Two years after her arrival, the Sherbourne family return to mainland Western Australia with plans to introduce Lucy to their families as their daughter and christian the child. There, they learn of a young woman by the name of Hannah who is still grieving over the disappearance of her husband and the baby girl they named Grace. Gossip trails Hannah wherever she goes — community members claim her husband, a German-speaker hated for his supposed role in World War I, ran off with the child for his native Austria — and the what ifs are driving her mad with grief.
Far too often, a novel will introduce a complex situation and leave the reader in a grey wasteland without an answer. Should baby Lucy be returned to her birth mother? Should Tom and Isabel be charged with kidnapping? Should war and grief be acceptable excuses for peoples’ crimes?
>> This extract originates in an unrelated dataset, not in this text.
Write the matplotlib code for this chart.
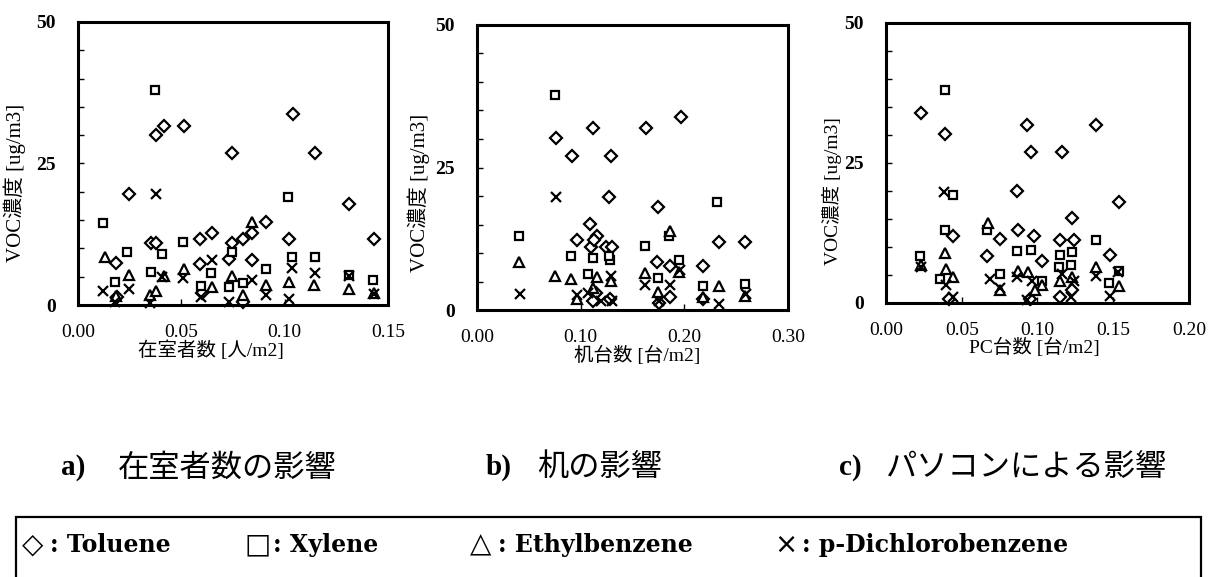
import matplotlib.pyplot as plt
from matplotlib.patches import Rectangle

plt.rcParams["font.family"] = ["Liberation Serif", "Noto Sans CJK JP", "DejaVu Sans"]

# a) occupants per floor area [人/m2]
a_tol_x = [0.0246, 0.0377, 0.0414, 0.0512, 0.0747, 0.1039, 0.1146, 0.131, 0.143, 0.0184,
           0.0353, 0.0377, 0.0588, 0.0648, 0.059, 0.0743, 0.080, 0.084, 0.091, 0.102,
           0.084, 0.073, 0.060, 0.0796, 0.019]
a_tol_y = [19.6, 30.1, 31.7, 31.7, 26.9, 33.8, 26.9, 17.8, 11.7, 7.5,
           10.9, 10.9, 11.7, 12.7, 7.3, 10.9, 11.7, 12.7, 14.7, 11.7,
           8.0, 8.1, 2.1, 0.6, 1.5]
a_xyl_x = [0.0372, 0.0123, 0.0238, 0.018, 0.0353, 0.0407, 0.0509, 0.0594, 0.0645, 0.0747,
           0.073, 0.080, 0.0907, 0.1017, 0.1034, 0.1146, 0.1313, 0.1428]
a_xyl_y = [38.0, 14.4, 9.3, 4.1, 5.9, 9.0, 11.1, 3.4, 5.7, 9.3,
           3.1, 3.8, 6.3, 19.0, 8.4, 8.4, 5.3, 4.4]
a_eth_x = [0.0128, 0.0185, 0.0246, 0.0348, 0.0377, 0.0414, 0.0512, 0.0648, 0.0747, 0.080,
           0.084, 0.091, 0.102, 0.114, 0.1313, 0.143]
a_eth_y = [8.4, 1.6, 5.3, 1.8, 2.4, 5.1, 6.3, 3.1, 5.1, 1.8,
           14.7, 3.5, 4.1, 3.5, 2.9, 2.2]
a_dcb_x = [0.0123, 0.0246, 0.0377, 0.0407, 0.0509, 0.0594, 0.0648, 0.073, 0.084, 0.091,
           0.102, 0.1034, 0.1146, 0.1313, 0.143, 0.018, 0.035]
a_dcb_y = [2.5, 2.8, 19.6, 5.0, 4.7, 1.5, 8.0, 0.6, 4.4, 1.8,
           1.0, 6.5, 5.6, 5.1, 1.9, 0.6, 0.3]

# b) desks per floor area [台/m2]
b_tol_x = [0.0762, 0.0919, 0.1115, 0.129, 0.1275, 0.163, 0.1965, 0.175, 0.109, 0.0968,
           0.1154, 0.1095, 0.113, 0.124, 0.130, 0.233, 0.258, 0.174, 0.186, 0.218,
           0.218, 0.115, 0.1285, 0.176, 0.186, 0.112]
b_tol_y = [30.1, 27.0, 31.9, 27.0, 19.8, 31.9, 33.9, 18.0, 15.1, 12.2,
           12.9, 11.1, 12.2, 11.1, 11.1, 11.9, 11.9, 8.4, 7.8, 7.8,
           1.9, 2.9, 2.0, 1.2, 2.2, 1.5]
b_xyl_x = [0.0755, 0.0402, 0.091, 0.1115, 0.1285, 0.107, 0.162, 0.185, 0.195, 0.175,
           0.2315, 0.2175, 0.258, 0.127]
b_xyl_y = [37.8, 13.0, 9.5, 9.2, 8.7, 6.4, 11.2, 13.0, 8.7, 5.7,
           19.0, 4.3, 4.5, 9.4]
b_eth_x = [0.0402, 0.0755, 0.091, 0.1154, 0.129, 0.162, 0.186, 0.195, 0.175, 0.233,
           0.2175, 0.258, 0.096, 0.112]
b_eth_y = [8.5, 6.0, 5.4, 5.8, 5.1, 6.5, 13.9, 6.7, 3.2, 4.3,
           2.3, 2.5, 2.0, 3.8]
b_dcb_x = [0.041, 0.0762, 0.096, 0.107, 0.129, 0.162, 0.186, 0.196, 0.176, 0.233,
           0.259, 0.120, 0.130]
b_dcb_y = [2.8, 19.8, 2.6, 2.9, 6.0, 4.4, 4.4, 7.0, 1.5, 1.1,
           2.8, 1.5, 1.5]

# c) PCs per floor area [台/m2]
c_tol_x = [0.0232, 0.039, 0.093, 0.0959, 0.116, 0.1387, 0.0863, 0.1539, 0.123, 0.0444,
           0.075, 0.0874, 0.098, 0.115, 0.124, 0.067, 0.103, 0.148, 0.0417, 0.095,
           0.115, 0.123]
c_tol_y = [33.9, 30.1, 31.8, 27.0, 27.0, 31.7, 20.0, 18.0, 15.1, 12.0,
           11.4, 13.0, 11.9, 11.2, 11.2, 8.4, 7.5, 8.6, 0.8, 0.8,
           1.1, 2.3]
c_xyl_x = [0.039, 0.044, 0.0388, 0.0227, 0.0357, 0.0667, 0.0751, 0.0867, 0.0957, 0.103,
           0.115, 0.123, 0.114, 0.122, 0.1387, 0.147, 0.1536]
c_xyl_y = [38.1, 19.2, 13.1, 8.4, 4.3, 13.1, 5.1, 9.3, 9.4, 3.9,
           8.5, 9.1, 6.4, 6.7, 11.2, 3.6, 5.8]
c_eth_x = [0.0673, 0.0388, 0.0395, 0.044, 0.0234, 0.075, 0.0874, 0.094, 0.103, 0.115,
           0.123, 0.1387, 0.1539, 0.0985]
c_eth_y = [14.2, 8.9, 6.1, 4.6, 6.7, 2.3, 5.8, 5.5, 3.2, 4.0,
           4.6, 6.4, 3.0, 2.3]
c_dcb_x = [0.0384, 0.0234, 0.0395, 0.044, 0.0685, 0.075, 0.0865, 0.0963, 0.116, 0.124,
           0.1387, 0.148, 0.1531, 0.122, 0.093]
c_dcb_y = [19.8, 6.5, 3.2, 1.1, 4.3, 2.6, 4.6, 4.0, 5.1, 4.0,
           4.9, 1.2, 5.5, 1.1, 0.5]

panels = [
    dict(pos=[0.0644, 0.4714, 0.2558, 0.4905], xmax=0.15, xstep=0.05,
         xlabel="在室者数 [人/m2]", xlab_x=0.43, ylab=(-0.168, 0.43), ysize=15,
         data=[(a_tol_x, a_tol_y), (a_xyl_x, a_xyl_y), (a_eth_x, a_eth_y), (a_dcb_x, a_dcb_y)]),
    dict(pos=[0.3936, 0.4627, 0.2566, 0.4940], xmax=0.30, xstep=0.10,
         xlabel="机台数 [台/m2]", xlab_x=0.515, ylab=(-0.151, 0.41), ysize=15,
         data=[(b_tol_x, b_tol_y), (b_xyl_x, b_xyl_y), (b_eth_x, b_eth_y), (b_dcb_x, b_dcb_y)]),
    dict(pos=[0.7310, 0.4749, 0.2500, 0.4853], xmax=0.20, xstep=0.05,
         xlabel="PC台数 [台/m2]", xlab_x=0.49, ylab=(-0.145, 0.40), ysize=14,
         data=[(c_tol_x, c_tol_y), (c_xyl_x, c_xyl_y), (c_eth_x, c_eth_y), (c_dcb_x, c_dcb_y)]),
]

markers = [("D", 6.0), ("s", 6.0), ("^", 7.0), ("x", 7.5)]

fig = plt.figure(figsize=(12.12, 5.77), dpi=100)

for p in panels:
    ax = fig.add_axes(p["pos"])
    for (xs, ys), (m, ms) in zip(p["data"], markers):
        ax.plot(xs, ys, ls="none", marker=m, ms=ms, mfc="white", mec="black",
                mew=1.6, clip_on=False)
    ax.set_xlim(0, p["xmax"])
    ax.set_ylim(0, 50)
    nx = int(round(p["xmax"] / p["xstep"]))
    xt = [i * p["xstep"] for i in range(nx + 1)]
    ax.set_xticks(xt)
    ax.set_xticklabels([f"{v:.2f}" for v in xt])
    ax.set_yticks(range(0, 51, 5))
    ax.set_yticklabels([str(v) if v in (0, 25, 50) else "" for v in range(0, 51, 5)])
    ax.tick_params(direction="in", length=4, width=1, labelsize=14,
                   top=False, right=False)
    ax.tick_params(axis="x", pad=14)
    ax.tick_params(axis="y", pad=16)
    for lab in ax.get_yticklabels():
        lab.set_fontweight("bold")
    for s in ax.spines.values():
        s.set_linewidth(2.2)
    ax.set_xlabel(p["xlabel"], fontsize=14)
    ax.xaxis.set_label_coords(p["xlab_x"], -0.125)
    ax.set_ylabel("VOC濃度 [ug/m3]", fontsize=p["ysize"])
    ax.yaxis.set_label_coords(*p["ylab"])

# sub-figure captions
captions = [(0.050, 0.097, "a)", "在室者数の影響"), (0.401, 0.443, "b)", "机の影響"),
            (0.692, 0.730, "c)", "パソコンによる影響")]
for x0, x1, tag, txt in captions:
    fig.text(x0, 0.19, tag, fontsize=21, fontweight="bold", va="center")
    fig.text(x1, 0.19, txt, fontsize=22.5, va="center",
             family=["Noto Sans CJK JP", "DejaVu Sans"])

# marker key box
fig.add_artist(Rectangle((0.013, -0.02), 0.978, 0.124, transform=fig.transFigure,
                         fill=False, lw=1.6, ec="black"))
keys = [(0.018, "◇", "Toluene"), (0.202, "□", "Xylene"),
        (0.388, "△", "Ethylbenzene"), (0.639, "×", "p-Dichlorobenzene")]
for x, sym, name in keys:
    fig.text(x, 0.056, sym, fontsize=20, va="center", family=["DejaVu Sans"])
    fig.text(x + 0.023, 0.056, ": " + name, fontsize=17, fontweight="bold", va="center",
             family=["DejaVu Serif"])

fig.savefig("out.png", dpi=100)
Thankfully, Stedman introduces this complex situation and then follows through with the fallout. It is apparent that someone will lose, but who the someone is and the reaction of the community at large to their loss moves this heart-wrenching tale far away from the unbelievable place it begins. It is a period of adjustment for Lucy, Hannah, Isabel, and Tom; it is a period of mourning for all. And Stedman handles each character’s point of view and reaction to the situation with care. With an attention that makes this a far more extraordinary debut than the writing style original suggests.
And, despite the distance both in time and space from World War I, Stedman never allows the war to stray from the reader’s mind — just as it would have been for real Australians in 1926. There are the shattered, debilitated men who are lost to their communities and the guilt of those like Tom who came back — at least, physically — in one piece. There is the anger and the resentment over lost children — brothers, sons, and husbands — in war manifesting itself in both the xenophobia directed towards Hannah and her husband and the relationship between Tom and Isabel, Tom and Lucy.
The novel does occasionally switch from past to present tense for no discernible reason, which added some complication to listening to the audiobook as read by Noah Taylor. I would often have to rewind in order to ascertain if the novel had suddenly switched back in time (it hadn’t). And there was also an issue with the sound mixing. I would jack up the volume for one part — Taylor has a tendency to mumble — and then have to scramble to turn it down when he started screaming at me in the next part. The novel was worth dealing with all the audiobook’s idiosyncrasies, but I still wish I had read the print version instead.